Embora não caracterize a privatização completa da Petrobras, a venda de metade do parque do refino reconfigura de maneira decisiva o foco de atuação da petrolífera brasileira. Antes uma empresa com forte integração nas atividades upstream e downstram e de outras fontes de energia, incluindo as renováveis, agora se tornará definitivamente uma companhia fortemente concentrada em exploração e produção.

A Petrobras tem um papel muito importante no desenvolvimento econômico, industrial e tecnológico do país. Por isso, mudanças estratégicas dessa magnitude precisam ter a validação do Congresso Nacional, mandatado para representar a soberania popular.

A petrolífera brasileira, atuando como empresa integrada, foi a grande responsável pelos investimentos nos ativos que criaram as oportunidades que hoje estão sendo disputadas pelos atores privados e internacionais do setor. Como se sabe, é fácil demandar os retornos da concorrência depois que o mercado já foi criado; difícil é assumir os riscos empresariais quando o mercado ainda está por ser construído.

A privatização do refino promove e acelera a descaracterização da Petrobras, que deixa de ser uma indústria nacional e integrada de transformação e corre o risco de passar a ser apenas uma indústria regional e enxuta extrativa.

Um dos aspectos sempre mencionados pelos analistas favoráveis à venda das refinarias é a possibilidade de redução da dívida da Petrobras. Na realidade, esse argumento tem o “outro lado” da moeda que, na maior parte das vezes, não é mencionado.

São ativos como as refinarias que gerarão receitas futuras para a Petrobras e permitirão que a empresa realize investimentos no longo prazo. Segundo um estudo do Instituto de Estudos Estratégicos de Petróleo, Gás Natural e Biocombustíveis (Ineep), em 2018 e 2019, as refinarias do Nordeste – Landulpho Alves (RLAM) e Abreu e Lima (Rnest) – geraram mais de R$ 5 bilhões de receita operacional para a Petrobras. Ou seja, embora a venda de ativos forneça recursos imediatos para a estatal, esse processo limitará a geração de caixa futuro.

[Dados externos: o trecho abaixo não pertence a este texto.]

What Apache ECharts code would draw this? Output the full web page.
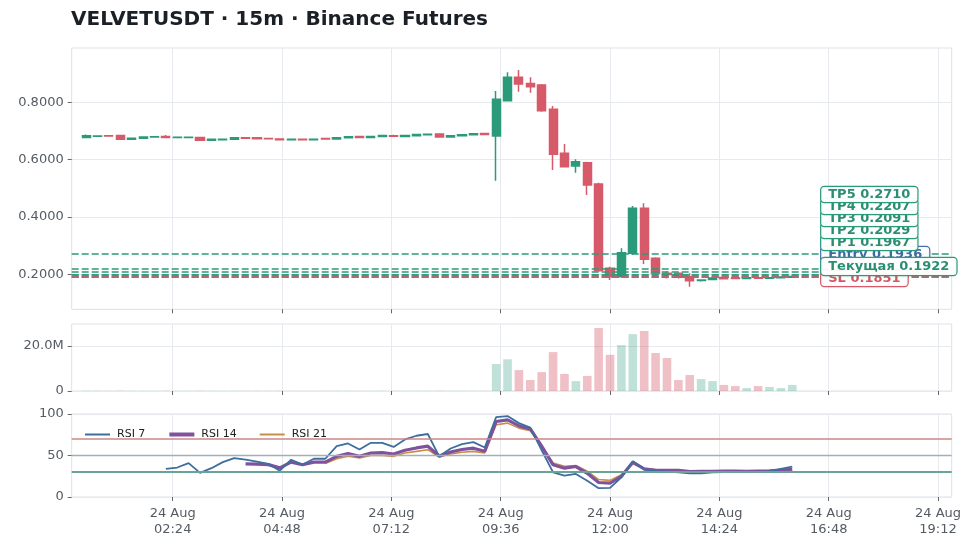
<!DOCTYPE html>
<html>
<head>
<meta charset="utf-8">
<script src="https://cdn.jsdelivr.net/npm/echarts@6/dist/echarts.min.js"></script>
<style>
html,body{margin:0;padding:0;background:#fff;}
#c{width:973px;height:548px;}
</style>
</head>
<body>
<div id="c"></div>
<script>
// ---- data ----
const times = ["00:30","00:45","01:00","01:15","01:30","01:45","02:00","02:15","02:30","02:45",
"03:00","03:15","03:30","03:45","04:00","04:15","04:30","04:45","05:00","05:15",
"05:30","05:45","06:00","06:15","06:30","06:45","07:00","07:15","07:30","07:45",
"08:00","08:15","08:30","08:45","09:00","09:15","09:30","09:45","10:00","10:15",
"10:30","10:45","11:00","11:15","11:30","11:45","12:00","12:15","12:30","12:45",
"13:00","13:15","13:30","13:45","14:00","14:15","14:30","14:45","15:00","15:15",
"15:30","15:45","16:00"];
const opens  = [0.6770,0.6815,0.6830,0.6845,0.6715,0.6745,0.6790,0.6810,0.6770,0.6775,
0.6775,0.6680,0.6690,0.6715,0.6765,0.6765,0.6740,0.6720,0.6690,0.6715,
0.6690,0.6740,0.6720,0.6760,0.6805,0.6775,0.6805,0.6835,0.6805,0.6835,
0.6865,0.6895,0.6790,0.6830,0.6870,0.6910,0.6824,0.8055,0.8870,0.8660,
0.8603,0.7755,0.6220,0.5778,0.5890,0.5150,0.2210,0.1917,0.2732,0.4302,
0.2558,0.2035,0.2035,0.1917,0.1780,0.1820,0.1885,0.1870,0.1850,0.1880,
0.1860,0.1880,0.1900];
const closes = [0.6830,0.6825,0.6820,0.6715,0.6745,0.6790,0.6800,0.6770,0.6780,0.6785,
0.6675,0.6715,0.6715,0.6760,0.6750,0.6730,0.6730,0.6690,0.6715,0.6690,
0.6715,0.6720,0.6760,0.6800,0.6775,0.6805,0.6840,0.6815,0.6840,0.6875,
0.6885,0.6790,0.6830,0.6870,0.6905,0.6880,0.8104,0.8870,0.8637,0.8544,
0.7706,0.6186,0.5753,0.5927,0.5115,0.2126,0.1917,0.2753,0.4302,0.2523,
0.2035,0.1995,0.1895,0.1777,0.1800,0.1870,0.1845,0.1855,0.1880,0.1860,
0.1880,0.1905,0.1922];
const lows   = [0.6760,0.6790,0.6815,0.6705,0.6705,0.6740,0.6785,0.6760,0.6765,0.6770,
0.6670,0.6672,0.6685,0.6710,0.6735,0.6725,0.6725,0.6685,0.6685,0.6685,
0.6680,0.6715,0.6715,0.6755,0.6770,0.6770,0.6800,0.6800,0.6800,0.6830,
0.6860,0.6785,0.6785,0.6825,0.6865,0.6875,0.5265,0.8030,0.8370,0.8334,
0.7670,0.5638,0.5732,0.5544,0.4766,0.2090,0.1800,0.1895,0.2673,0.2359,
0.1976,0.1850,0.1850,0.1568,0.1745,0.1810,0.1830,0.1840,0.1840,0.1845,
0.1850,0.1870,0.1890];
const highs  = [0.6880,0.6850,0.6835,0.6850,0.6750,0.6795,0.6805,0.6860,0.6785,0.6790,
0.6780,0.6720,0.6720,0.6765,0.6790,0.6770,0.6745,0.6725,0.6720,0.6720,
0.6720,0.6745,0.6765,0.6805,0.6810,0.6810,0.6845,0.6870,0.6845,0.6880,
0.6890,0.6900,0.6835,0.6875,0.6910,0.6915,0.8394,0.9046,0.9126,0.8870,
0.8637,0.7870,0.6545,0.6011,0.5927,0.5195,0.2265,0.2907,0.4382,0.4476,
0.2593,0.2110,0.2070,0.2035,0.1830,0.1880,0.1900,0.1885,0.1895,0.1890,
0.1890,0.1915,0.1935];
const volumes = [0.10,0.08,0.06,0.12,0.07,0.06,0.05,0.09,0.05,0.05,
0.10,0.06,0.05,0.07,0.06,0.06,0.05,0.08,0.05,0.05,
0.05,0.05,0.07,0.07,0.05,0.05,0.07,0.06,0.05,0.07,
0.06,0.09,0.06,0.06,0.07,0.06,12.0,14.1,9.3,4.9,
8.4,17.3,7.6,4.4,6.7,28.0,16.1,20.4,25.3,26.7,
16.9,14.7,4.9,7.1,5.3,4.4,2.7,2.2,1.3,2.2,
1.8,1.3,2.7]; // millions
const rsi7 = [null,null,null,null,null,null,null,33.9,35.5,40.8,
29.0,34.7,42.0,46.9,44.9,42.5,40.0,31.8,44.9,39.2,
46.1,46.1,61.2,64.5,57.2,65.3,65.3,60.3,69.4,73.8,
75.9,49.0,58.4,63.6,66.1,59.6,96.3,97.5,89.0,83.6,
56.3,29.7,25.7,27.8,19.6,10.6,11.0,23.6,43.2,33.0,
31.0,30.6,29.7,28.5,28.5,29.7,30.0,30.2,30.0,30.3,
30.8,33.9,36.7];
const rsi14 = [null,null,null,null,null,null,null,null,null,null,
null,null,null,null,40.0,39.6,39.0,35.1,42.0,38.8,
42.0,42.0,49.0,52.2,49.0,53.0,53.4,51.8,56.3,59.1,
61.2,49.4,54.2,57.2,58.8,55.1,91.0,93.0,85.7,82.0,
61.2,38.8,34.7,36.7,28.5,17.5,16.7,24.9,42.0,33.9,
32.2,32.0,32.0,30.6,30.8,31.0,31.2,31.2,31.0,31.3,
31.5,32.5,33.4];
const rsi21 = [null,null,null,null,null,null,null,null,null,null,
null,null,null,null,null,null,null,null,null,null,
null,40.5,46.0,49.0,47.0,50.0,50.0,49.0,53.0,55.0,
57.0,48.0,52.0,54.0,55.0,53.0,87.0,89.0,83.0,80.0,
61.0,41.0,37.0,38.0,31.0,21.0,20.0,27.0,40.0,34.0,
33.0,32.5,32.0,31.5,31.3,31.3,31.5,31.5,31.5,31.6,
31.7,31.9,32.0];
const tickLabels = ["02:24","04:48","07:12","09:36","12:00","14:24","16:48","19:12"];
const priceTicks = [0.2,0.4,0.6,0.8];
const volumeTicks = [0,20];
const rsiTicks = [0,50,100];
const rsiLevels = [70,50,30];
const levelNames  = ["TP5","TP4","TP3","TP2","TP1","Entry","Текущая","SL"];
const levelValues = [0.2710,0.2207,0.2091,0.2029,0.1967,0.1936,0.1922,0.1851];

// ---- styles ----
const GREEN = '#2b9a7a', RED = '#d65a69', BLUE = '#4a70ad';
const GREEN_T = '#2a8f71', RED_T = '#d05866';
const levelColors = ['g','g','g','g','g','b','g','r'];
const colorOf = k => k==='g'?GREEN:(k==='b'?BLUE:RED);
const textColorOf = k => k==='g'?GREEN_T:(k==='b'?'#3f6aa6':RED_T);
const FONT = 'DejaVu Sans';
const C7 = '#3c6e9e', C14 = '#80519c', C21 = '#c98e45';

const toMin = s => { const p = s.split(':'); return (+p[0])*60 + (+p[1]); };
const xs = times.map(toMin);
const tickVals = tickLabels.map(toMin);
const fmtTime = v => { const h = Math.floor(v/60), m = Math.round(v%60); return (h<10?'0':'')+h+':'+(m<10?'0':'')+m; };

const XMIN = 11, XMAX = 1170;
const gridL = 71.7, gridR = 21.3;

const candleData = xs.map((x,i)=>[x, opens[i], closes[i], lows[i], highs[i]]);
const volData = xs.map((x,i)=>({value:[x, volumes[i]*1e6], itemStyle:{color: closes[i]>=opens[i] ? 'rgba(43,154,122,0.30)' : 'rgba(214,90,105,0.38)'}}));
const mkLine = arr => xs.map((x,i)=>[x, arr[i]]).filter(d=>d[1]!==null);

function xAxis(idx, showLabel){
  return {
    type:'value', gridIndex:idx, min:XMIN, max:XMAX,
    axisLine:{show:false},
    axisTick:{show:true, inside:false, length:4, customValues:tickVals, lineStyle:{color:'#666', width:1}},
    axisLabel:{show:showLabel, customValues:tickVals, margin:9, color:'#555b63', fontSize:13, fontFamily:FONT, lineHeight:16,
      formatter: v => '24 Aug\n' + fmtTime(v)},
    splitLine:{show:true, lineStyle:{color:'#e6eaee', width:1}}
  };
}
function yAxis(idx, min, max, ticks, fmt){
  return {
    type:'value', gridIndex:idx, min:min, max:max,
    axisLine:{show:false},
    axisTick:{show:true, inside:false, length:4, customValues:ticks, lineStyle:{color:'#666', width:1}},
    axisLabel:{customValues:ticks, margin:8, color:'#555b63', fontSize:13, fontFamily:FONT, formatter:fmt},
    splitLine:{show:true, lineStyle:{color:'#e6eaee', width:1}}
  };
}

const option = {
  animation:false,
  backgroundColor:'#ffffff',
  textStyle:{fontFamily:FONT},
  title:{text:'VELVETUSDT · 15m · Binance Futures', left:71, top:10, padding:0,
    textStyle:{fontSize:20, fontWeight:'bold', color:'#1b2026', fontFamily:FONT}},
  grid:[
    {left:gridL, right:gridR, top:48, height:261.3, show:true, borderColor:'#dde2e7', borderWidth:1},
    {left:gridL, right:gridR, top:324, height:67, show:true, borderColor:'#dde2e7', borderWidth:1},
    {left:gridL, right:gridR, top:414, height:83, show:true, borderColor:'#dde2e7', borderWidth:1}
  ],
  xAxis:[xAxis(0,false), xAxis(1,false), xAxis(2,true)],
  yAxis:[
    yAxis(0, 0.0779, 0.9894, priceTicks, v=>v.toFixed(4)),
    yAxis(1, 0, 29.8e6, volumeTicks.map(v=>v*1e6), v=> v===0 ? '0' : (v/1e6).toFixed(1)+'M'),
    yAxis(2, 0, 100, rsiTicks, v=>String(v))
  ],
  legend:{
    left:79, top:424, itemWidth:25, itemHeight:12, itemGap:22,
    itemStyle:{color:'rgba(0,0,0,0)', borderWidth:0, borderColor:'rgba(0,0,0,0)'},
    textStyle:{fontSize:11, color:'#222', fontFamily:FONT, padding:[0,0,0,2]},
    data:[
      {name:'RSI 7', lineStyle:{color:C7, width:2}},
      {name:'RSI 14', lineStyle:{color:C14, width:4}},
      {name:'RSI 21', lineStyle:{color:C21, width:2}}
    ]
  },
  series:[
    {
      type:'candlestick', name:'price', xAxisIndex:0, yAxisIndex:0,
      data:candleData, encode:{x:0, y:[1,2,3,4]}, barWidth:8.6,
      itemStyle:{color:GREEN, color0:RED, borderColor:GREEN, borderColor0:RED, borderWidth:1.5},
      markLine:{
        silent:true, symbol:['none','none'], label:{show:false}, animation:false,
        data: levelValues.map((v,i)=>({yAxis:v, lineStyle:{color:colorOf(levelColors[i]), type:[7,3], width:1.6}}))
      },
      z:3
    },
    {
      type:'bar', name:'volume', xAxisIndex:1, yAxisIndex:1, data:volData, barWidth:8.6
    },
    {
      type:'line', name:'RSI 7', xAxisIndex:2, yAxisIndex:2, data:mkLine(rsi7),
      symbol:'none', lineStyle:{color:C7, width:1.8}, itemStyle:{color:C7}, z:4,
      markLine:{
        silent:true, symbol:['none','none'], label:{show:false},
        data:[
          {yAxis:rsiLevels[0], lineStyle:{color:'#cd8686', type:'solid', width:1.6}},
          {yAxis:rsiLevels[1], lineStyle:{color:'#9fb0b6', type:'solid', width:1.4}},
          {yAxis:rsiLevels[2], lineStyle:{color:'#6aa39a', type:'solid', width:2}}
        ]
      }
    },
    {
      type:'line', name:'RSI 14', xAxisIndex:2, yAxisIndex:2, data:mkLine(rsi14),
      symbol:'none', lineStyle:{color:C14, width:3.2}, itemStyle:{color:C14}, z:3
    },
    {
      type:'line', name:'RSI 21', xAxisIndex:2, yAxisIndex:2, data:mkLine(rsi21),
      symbol:'none', lineStyle:{color:C21, width:1.6}, itemStyle:{color:C21}, z:2
    }
  ]
};

const chart = echarts.init(document.getElementById('c'), null, {renderer:'canvas'});
chart.setOption(option);

// ---- level labels: stacked upward from the lowest so they do not overlap ----
const order = levelValues.map((v,i)=>i).sort((a,b)=>levelValues[a]-levelValues[b]);
const GAP = 12;
const ys = {};
let prev = null;
order.forEach(i=>{
  let y = chart.convertToPixel({gridIndex:0}, [xs[xs.length-1], levelValues[i]])[1];
  if (prev !== null && y > prev - GAP) y = prev - GAP;
  ys[i] = y; prev = y;
});
const lastX = chart.convertToPixel({gridIndex:0}, [xs[xs.length-1], levelValues[0]])[0];
const labelX = lastX + 29;
// draw order: SL, Entry, TP1..TP5, current on top
const drawOrder = [7,5,4,3,2,1,0,6];
const graphics = drawOrder.map((i,k)=>{
  const isCur = levelNames[i]==='Текущая';
  return {
    type:'text', z:100+k, x:labelX, y:ys[i],
    style:{
      text: levelNames[i] + ' ' + levelValues[i].toFixed(4),
      font:'bold 13px "DejaVu Sans"',
      fill:textColorOf(levelColors[i]),
      backgroundColor:'rgba(255,255,255,0.95)',
      borderColor:colorOf(levelColors[i]), borderWidth:1.2, borderRadius:3,
      padding: isCur ? [2,7,2,7] : [1,7,1,7],
      verticalAlign:'middle', align:'left'
    }
  };
});
chart.setOption({graphic:graphics});
</script>
</body>
</html>
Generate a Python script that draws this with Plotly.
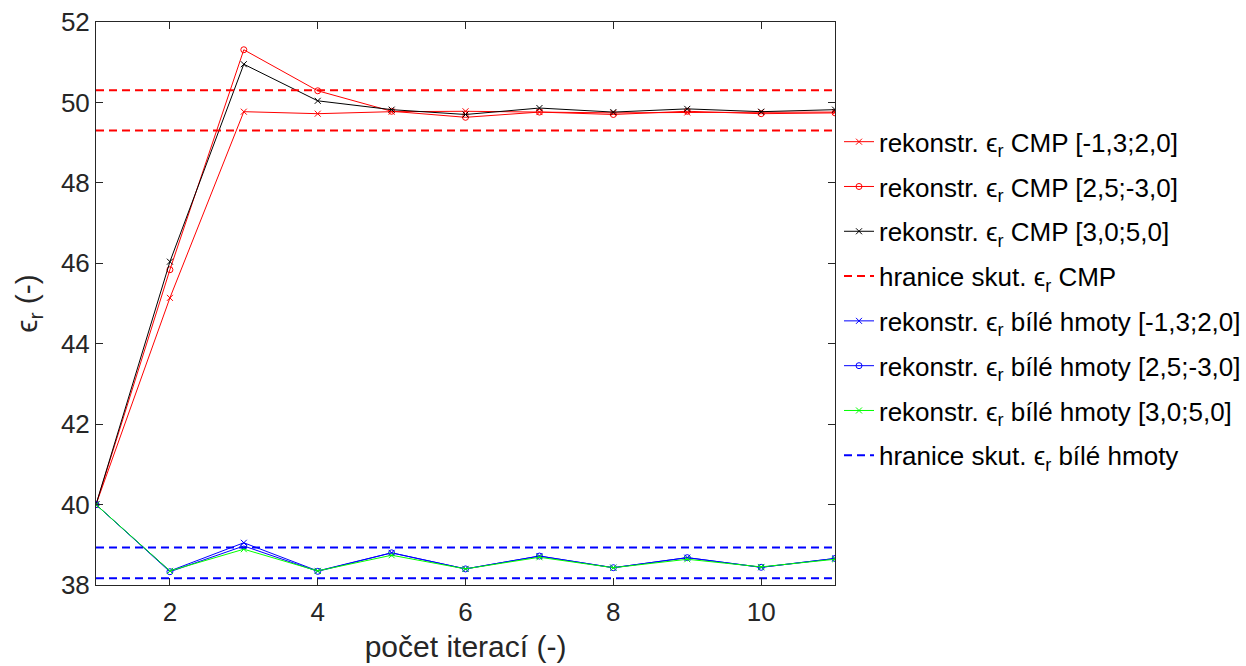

Além do mais, nos momentos de queda do preço do petróleo, é exatamente a atividade de refino que permite as grandes petrolíferas a atenuarem perdas com o segmento de exploração e produção. Aliás, cabe ressaltar que, na crise do coronavírus, a exportação de derivados, principalmente do óleo combustível marítimo, produzidos nessas duas refinarias foi fundamental para a Petrobras reduzir os impactos negativos da queda de demanda.

No primeiro trimestre de 2020, por exemplo, o crescimento das receitas de vendas com as exportações de óleo cru e derivados foi fundamental para a Petrobras alcançar bons resultados operacionais. As receitas com exportações de derivados cresceram 113,5% no primeiro trimestre de 2020 em relação ao mesmo período de 2019, de acordo com levantamento do Ineep.

Junto à questão da dívida e da baixa rentabilidade do refino, os especialistas favoráveis à venda argumentam que a transferência do patrimônio da Petrobras para o setor privado resultaria numa maior eficiência de mercado e em queda de preços. Todavia, estudos realizados até o momento apontam para uma tendência inversa.

Um recente documento produzido por engenheiros da PUC-Rio mostrou que a venda das oito refinarias gerará, na maioria dos casos, a formação de monopólios regionais. Isso evidentemente impedirá a formação de um mercado mais competitivo nas regiões onde as refinarias serão privatizadas.

Adicionalmente, o Ineep elaborou uma análise demonstrando que as unidades de processamento da Petrobras têm perfis de especialização bastante distintos, ou seja, cada refinaria é especializada em alguns tipos de derivados. Isso também dificultaria a concorrência entre elas. Um exemplo: a Lubnor, no Ceará, tem uma elevada concentração da produção de asfalto, enquanto a Rnest em óleo diesel. Isso impediria que ambas as refinarias concorressem entre si.

Por fim, uma matéria publicada pelo jornal “O Estado de São Paulo”, as lembra que “a venda de metade do parque de refino da Petrobrás pode provocar ‘apagões’ temporários de combustíveis líquidos, como gasolina e óleo diesel, em algumas regiões do País, segundo especialistas que acompanham as mudanças no setor. (…) Com a alienação de oito das treze refinarias estatais, a companhia petrolífera passa a ser apenas mais um agente do setor e deixa de responder pela coordenação do mercado”. Essa ausência de coordenação pode gerar apagões pontuais nas regiões que terão as refinarias vendidas para a iniciativa privada.

Por todos esses motivos, do nosso ponto de vista, a venda das refinarias necessita ser discutida em todos os poderes da União, não apenas no Executivo e nem tão somente na Petrobras. Os impactos econômicos, jurídicos e a própria característica da empresa – uma estatal – demandam uma ampliação dos debates. Diante do que pesquisas já comprovaram, que a maioria da população é contrária à privatização da Petrobras, seria ainda mais correto a promoção de um plebiscito para aferir a opinião da sociedade brasileira. De certa forma, a tentativa de acelerar e “pular” etapas para a venda impede esse exercício tão importante numa democracia.